Series: SEC Enforcement Program 2007, Projecting Trends and Key Issues (Part XII)
SEC Enforcement Trends – Conclusion
An analysis of recent SEC statements and selected enforcement cases suggests several key trends that issuers, directors, officers and those who provide services to public companies should carefully monitor and consider. The aggressive enforcement positions being taken by the agency suggest prudent prevention steps for companies, directors, officers and professionals.
Enforcement policies. Three key events to monitor in coming months that may significantly impact enforcement actions:
The decision by the Ninth Circuit concerning SEC Form 1662 in U.S. v. Stringer. If the court upholds this case and rejects the SEC’s argument that Form 1662 is an adequate warning regarding whether a parallel criminal inquiry is being conducted, it could significantly change the way in which the Enforcement Division conducts investigations. Specifically, for the first time SEC enforcement attorneys may be required to disclose the fact that there is a parallel criminal investigation rather than relying on stock warnings or slogans such as “assume the worst.”
Further proceedings in SEC v. Reyes, et. al., and U.S. v. Reyes, et al. The court noted in ruling against a defense motion to compel that it would take appropriate action and level the playing field, if necessary, as trial approached. The defendants in the SEC enforcement action, which the court refused to stay despite government requests, had argued that SEC attorneys had access to evidence from the DOJ witness proffer sessions that defendants could not obtain.

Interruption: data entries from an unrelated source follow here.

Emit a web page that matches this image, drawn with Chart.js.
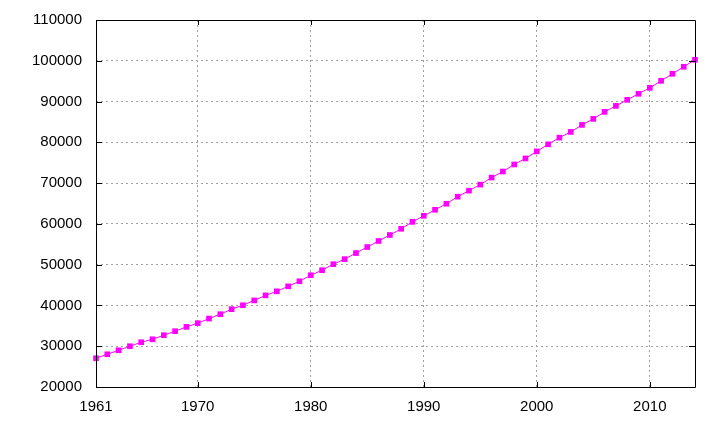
<!DOCTYPE html>
<html>
<head>
<meta charset="utf-8">
<script src="https://cdn.jsdelivr.net/npm/chart.js@4/dist/chart.umd.min.js"></script>
<style>
html,body{margin:0;padding:0;background:#fff;}
#wrap{width:725px;height:426px;}
</style>
</head>
<body>
<div id="wrap"><canvas id="c" width="725" height="426"></canvas></div>
<script>
const years = [1961,1962,1963,1964,1965,1966,1967,1968,1969,1970,1971,1972,1973,1974,1975,1976,1977,1978,1979,1980,1981,1982,1983,1984,1985,1986,1987,1988,1989,1990,1991,1992,1993,1994,1995,1996,1997,1998,1999,2000,2001,2002,2003,2004,2005,2006,2007,2008,2009,2010,2011,2012,2013,2014];
const values = [27050,28030,29010,30000,30980,31700,32700,33690,34740,35650,36780,37860,39090,40050,41230,42470,43460,44690,45930,47410,48640,50120,51360,52840,54320,55800,57280,58800,60500,61980,63460,64940,66670,68150,69630,71360,72840,74570,76050,77780,79510,81150,82550,84270,85750,87470,88940,90420,91900,93370,95090,96810,98530,100250];
const xTickValues = [1961,1970,1980,1990,2000,2010];
const yMin = 20000, yMax = 110000, yStep = 10000;

const framePlugin = {
  id: 'frame',
  afterDatasetsDraw(chart) {
    const {ctx, chartArea: a, scales} = chart;
    ctx.save();
    ctx.strokeStyle = '#000';
    ctx.lineWidth = 1;
    ctx.setLineDash([]);
    ctx.beginPath();
    ctx.rect(Math.round(a.left)+0.5, Math.round(a.top)+0.5, Math.round(a.right-a.left), Math.round(a.bottom-a.top));
    scales.y.ticks.forEach(t => {
      const y = Math.round(scales.y.getPixelForValue(t.value)) + 0.5;
      ctx.moveTo(a.left, y); ctx.lineTo(a.left + 6, y);
      ctx.moveTo(a.right, y); ctx.lineTo(a.right - 6, y);
    });
    scales.x.ticks.forEach(t => {
      const x = Math.round(scales.x.getPixelForValue(t.value)) + 0.5;
      ctx.moveTo(x, a.bottom); ctx.lineTo(x, a.bottom - 5);
      ctx.moveTo(x, a.top); ctx.lineTo(x, a.top + 5);
    });
    ctx.stroke();
    ctx.restore();
  }
};

new Chart(document.getElementById('c'), {
  type: 'line',
  data: {
    datasets: [{
      data: years.map((yr, i) => ({x: yr, y: values[i]})),
      borderColor: '#ff00ff',
      backgroundColor: '#ff00ff',
      borderWidth: 1,
      pointStyle: 'rect',
      pointRadius: 4,
      pointBorderWidth: 0,
      tension: 0,
      clip: false
    }]
  },
  options: {
    responsive: false,
    animation: false,
    events: [],
    plugins: { legend: {display: false}, tooltip: {enabled: false} },
    layout: { padding: {top: 20, right: 30, left: 0, bottom: 0} },
    scales: {
      x: {
        type: 'linear',
        min: 1961, max: 2014,
        afterBuildTicks(scale) { scale.ticks = xTickValues.map(v => ({value: v})); },
        afterFit(scale) { scale.height = 39; scale.paddingLeft = 0; scale.paddingRight = 0; },
        grid: { drawTicks: false, tickLength: 0, color: '#a0a0a0', lineWidth: 1 },
        border: { display: false, dash: [2, 3] },
        ticks: { color: '#000', padding: 11, maxRotation: 0, autoSkip: false,
          font: {family: 'Liberation Sans', size: 15},
          callback: v => String(v) }
      },
      y: {
        min: yMin, max: yMax,
        afterFit(scale) { scale.width = 96; scale.paddingTop = 0; scale.paddingBottom = 0; },
        grid: { drawTicks: false, tickLength: 0, color: '#a0a0a0', lineWidth: 1 },
        border: { display: false, dash: [2, 3] },
        ticks: { stepSize: yStep, color: '#000', padding: 14,
          font: {family: 'Liberation Sans', size: 15},
          callback: v => String(v) }
      }
    }
  },
  plugins: [framePlugin]
});
</script>
</body>
</html>
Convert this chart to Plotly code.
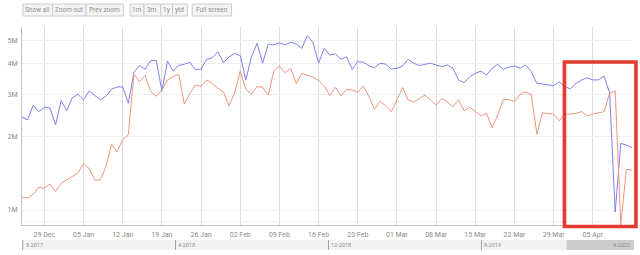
import pandas as pd
import plotly.graph_objects as go

# ---- data (values in millions) ----
start_date = "2019-12-25"
blue_vals = [2.41, 2.35, 2.70, 2.54, 2.65, 2.63, 2.24, 2.82, 2.56, 2.90,
             2.99, 2.84, 3.09, 2.97, 2.84, 2.94, 3.14, 3.21, 3.21, 2.75,
             3.69, 3.93, 3.80, 4.12, 4.12, 3.09, 4.10, 3.73, 3.93, 3.98,
             4.05, 3.78, 3.80, 4.17, 4.23, 4.48, 4.04, 4.27, 4.41, 4.32,
             3.43, 4.27, 4.85, 4.02, 4.82, 4.78, 4.88, 4.78, 4.90, 4.82,
             4.63, 5.22, 4.88, 4.02, 4.63, 4.34, 4.39, 4.17, 4.27, 3.79,
             4.08, 4.05, 3.93, 3.85, 4.02, 3.98, 3.80, 3.83, 3.91, 4.17,
             4.02, 3.93, 3.98, 4.02, 3.95, 3.89, 3.95, 3.83, 3.43, 3.34,
             3.54, 3.65, 3.73, 3.59, 3.83, 3.98, 3.79, 3.87, 3.91, 3.83,
             3.95, 3.71, 3.32, 3.30, 3.27, 3.25, 3.37, 3.22, 3.15, 3.32,
             3.43, 3.50, 3.43, 3.43, 3.56, 3.03, 0.98, 1.88, 1.85, 1.81]
red_vals = [1.13, 1.12, 1.16, 1.24, 1.23, 1.28, 1.19, 1.29, 1.33, 1.37,
            1.42, 1.55, 1.48, 1.33, 1.33, 1.51, 1.86, 1.74, 1.95, 2.04,
            3.62, 3.37, 3.59, 3.07, 2.94, 3.12, 3.43, 3.54, 3.62, 2.73,
            3.02, 3.27, 3.22, 3.43, 3.32, 3.17, 3.06, 2.68, 3.04, 3.73,
            3.14, 3.00, 3.22, 3.20, 2.97, 3.73, 3.91, 3.67, 3.83, 3.32,
            3.65, 3.59, 3.52, 3.41, 3.24, 2.96, 3.20, 2.95, 3.14, 3.12,
            3.05, 3.24, 2.93, 2.60, 2.81, 2.68, 2.54, 2.84, 3.19, 2.84,
            2.78, 2.88, 2.97, 2.84, 2.70, 2.88, 2.79, 2.66, 2.84, 2.56,
            2.65, 2.54, 2.44, 2.50, 2.18, 2.46, 2.85, 2.85, 2.79, 2.99,
            3.06, 3.00, 2.05, 2.51, 2.50, 2.48, 2.33, 2.48, 2.48, 2.50,
            2.54, 2.44, 2.48, 2.51, 2.54, 3.02, 3.09, 0.87, 1.47, 1.46]
y_tick_vals = [0.9e6, 1e6, 2e6, 3e6, 4e6, 5e6]
y_tick_text = ["", "1M", "2M", "3M", "4M", "5M"]
x_tick_dates = ["2019-12-29", "2020-01-05", "2020-01-12", "2020-01-19", "2020-01-26",
                "2020-02-02", "2020-02-09", "2020-02-16", "2020-02-23", "2020-03-01",
                "2020-03-08", "2020-03-15", "2020-03-22", "2020-03-29", "2020-04-05"]
buttons_left = ["Show all", "Zoom out", "Prev zoom"]
buttons_mid = ["1m", "3m", "1y", "ytd"]
buttons_right = ["Full screen"]
nav_labels = ["8-2017", "4-2018", "12-2018", "8-2019", "4-2020"]

dates = pd.date_range(start_date, periods=len(blue_vals), freq="D")

fig = go.Figure()
fig.add_trace(go.Scatter(x=dates, y=[v * 1e6 for v in blue_vals], mode="lines",
                         line=dict(color="#8080F0", width=1), hoverinfo="skip"))
fig.add_trace(go.Scatter(x=dates, y=[v * 1e6 for v in red_vals], mode="lines",
                         line=dict(color="#EF957F", width=1), hoverinfo="skip"))

W, H = 640, 255
L, R, T, B = 12, 8, 27, 30
pw, ph = W - L - R, H - T - B


def px(x):
    return (x - L) / pw


def py(y):
    return (H - B - y) / ph


shapes = []
annotations = []


def add_buttons(labels, widths, x0):
    x = x0
    for lab, w in zip(labels, widths):
        shapes.append(dict(type="rect", xref="paper", yref="paper",
                           x0=px(x), x1=px(x + w), y0=py(16), y1=py(4),
                           fillcolor="#f4f4f4", line=dict(color="#cccccc", width=1)))
        annotations.append(dict(xref="paper", yref="paper", x=px(x + w / 2), y=py(10),
                                text=lab, showarrow=False, xanchor="center", yanchor="middle",
                                font=dict(size=6.5, color="#8f8f8f", family="Roboto")))
        x += w


add_buttons(buttons_left, [30, 34, 38], 13)
add_buttons(buttons_mid, [14, 17, 12, 15], 122)
add_buttons(buttons_right, [40], 185)

# navigator
shapes.append(dict(type="rect", xref="paper", yref="paper", x0=px(12), x1=px(634),
                   y0=py(250), y1=py(240), fillcolor="#f2f2f2", line=dict(width=0)))
shapes.append(dict(type="rect", xref="paper", yref="paper", x0=px(565.5), x1=px(634),
                   y0=py(250), y1=py(240), fillcolor="#cccccc", line=dict(width=0)))
nav_x = [12.7, 168, 323.5, 479, 633]
for i, (lab, nx) in enumerate(zip(nav_labels, nav_x)):
    last = i == len(nav_labels) - 1
    if not last:
        shapes.append(dict(type="line", xref="paper", yref="paper", x0=px(nx), x1=px(nx),
                           y0=py(250), y1=py(240), line=dict(color="#a0a0a0", width=1)))
    annotations.append(dict(xref="paper", yref="paper", x=px(nx + (-1 if last else 1)), y=py(245),
                            text=lab, showarrow=False,
                            xanchor="right" if last else "left", yanchor="middle",
                            font=dict(size=5.5, color="#8f8f8f", family="Roboto")))

# highlight rectangle
shapes.append(dict(type="rect", xref="paper", yref="paper", x0=px(563.3), x1=px(636),
                   y0=py(226.5), y1=py(62), fillcolor="rgba(0,0,0,0)",
                   line=dict(color="#E53A2F", width=3.6)))

fig.update_layout(
    width=W, height=H,
    margin=dict(l=L, r=R, t=T, b=B),
    paper_bgcolor="white", plot_bgcolor="white",
    showlegend=False,
    font=dict(family="Roboto", size=7, color="#8a8a8a"),
    shapes=shapes, annotations=annotations,
    xaxis=dict(
        type="date",
        range=["2019-12-25", "2020-04-12 00:00"],
        tickvals=x_tick_dates, tickformat="%d %b",
        showgrid=True, gridcolor="#dcdcdc", gridwidth=1,
        showline=True, linecolor="#c4c4c4", linewidth=1,
        ticks="", ticklabelstandoff=3,
        zeroline=False, fixedrange=True,
    ),
    yaxis=dict(
        type="log",
        range=[-0.0617 + 6, 0.7531 + 6],
        tickvals=y_tick_vals, ticktext=y_tick_text,
        showgrid=True, gridcolor="#efefef", gridwidth=1,
        showline=True, linecolor="#c4c4c4", linewidth=1,
        ticks="", ticklabelstandoff=2,
        zeroline=False, fixedrange=True,
    ),
)

fig.write_html("out.html", config={"displayModeBar": False})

A subsequent ruling here could impact the manner in which the DOJ and the SEC share evidence in parallel cases.
The SEC may amend its cooperation policy. Congress and the ABA continue to pressure the SEC to revise the Seaboard Release to eliminate the so-called “culture of waiver.” A revision of these cooperation standards eliminating the need to waive attorney-client privilege and work product protection would significantly impact how issuers approach settlement discussions with the SEC. A related issue is proposed Federal Rule of Evidence 502, which contains a selective waiver provision long favored by the SEC but almost routinely rejected by the courts and Congress. Adoption of this rule would virtually compel issuers to waive privilege as to the SEC to gain cooperation credit. The difficulty with this approach is that the SEC cannot assure that the information will be protected.
Backdated Options cases. The SEC brought a few cases quickly earlier this year. The fate of the remaining 140 or more companies also being investigated may be determined later this year as well. Key developments will include:
Standards: A key question given the number of investigations is the standards used to select cases. Some indication of this may arise from the trial of U.S. v. Reyes, et al., in June.
Scope of liability: As the investigations proceed the DOJ and the SEC will carefully review the conduct of directors, officers, in-house and outside counsel, accountants and others. A key question will be the scope of the gatekeepers and third-parties the SEC targets.
Hedge Funds: Chairman Cox’ comments to Congress assuming that these funds will not go unregulated in the wake of Goldstein, the cases brought last year, and recent rule writing efforts, assure that there will be regulation by enforcement action in this area in the future. The current Wall Street sweep, for example, focuses in part on hedge funds.
Financial fraud: No doubt the SEC will continue to focus on this traditional enforcement area. A key question here will again be the scope of liability and the focus on those outside an issuer who render services and participate in transactions.
FCPA: In view of increased globalization there should be more emphasis in this key enforcement area in the future. The Enforcement Division has already initiated significant cases in this area in 2007.
Insider trading: This key enforcement priority seemed to witness a huge revival with the filing of SEC v. Guttenberg, et al., earlier this year. That case has been called the most significant insider trading case since the 1980’s and the days of Ivan Boesky, Dennis Levine and others caught up in the scandals of the times. Couple this case with the very aggressive sweep currently being conducted on Wall Street and there should be little doubt that insider trading will continue to be a priority. If those actions are not sufficient indication of the Division’s intent, every officer and director should review the remarks of Enforcement Chief Linda Thomsen suggesting that the so-called safe harbor of Rule 10b-5-1 plans many no longer be safe – those using the plans could find themselves in an insider trading inquiry.
Gate Keepers: The Enforcement Division will continue to focus on this key area, carefully reviewing those it views as the “advance guard” to many corporate activities. Included here are directors, attorneys and auditors. Clearly, the actions of the gate keeps will continue to be scrutinized carefully in connection with financial fraud cases, option backdating, FCPA compliance and insider trading.
Finally, an analysis of these trends suggests that there will be an aggressive SEC Enforcement program moving forward. The division clearly intends to push the envelope on the facts and the law, as it has in the past. Some of those actions will be keyed to those called the gate keepers because of their vital role. No doubt the SEC will, as in the past, bring cases that cannot be sustained. In other instances, it will bring cases on which it will prevail. This counsels the prudent company, director, officer, attorney, account or other service provider to carefully review these areas, analyze existing compliance programs and take reasonable steps to avoid becoming entangled in situations which could lead to inquiries, investigations and enforcement actions.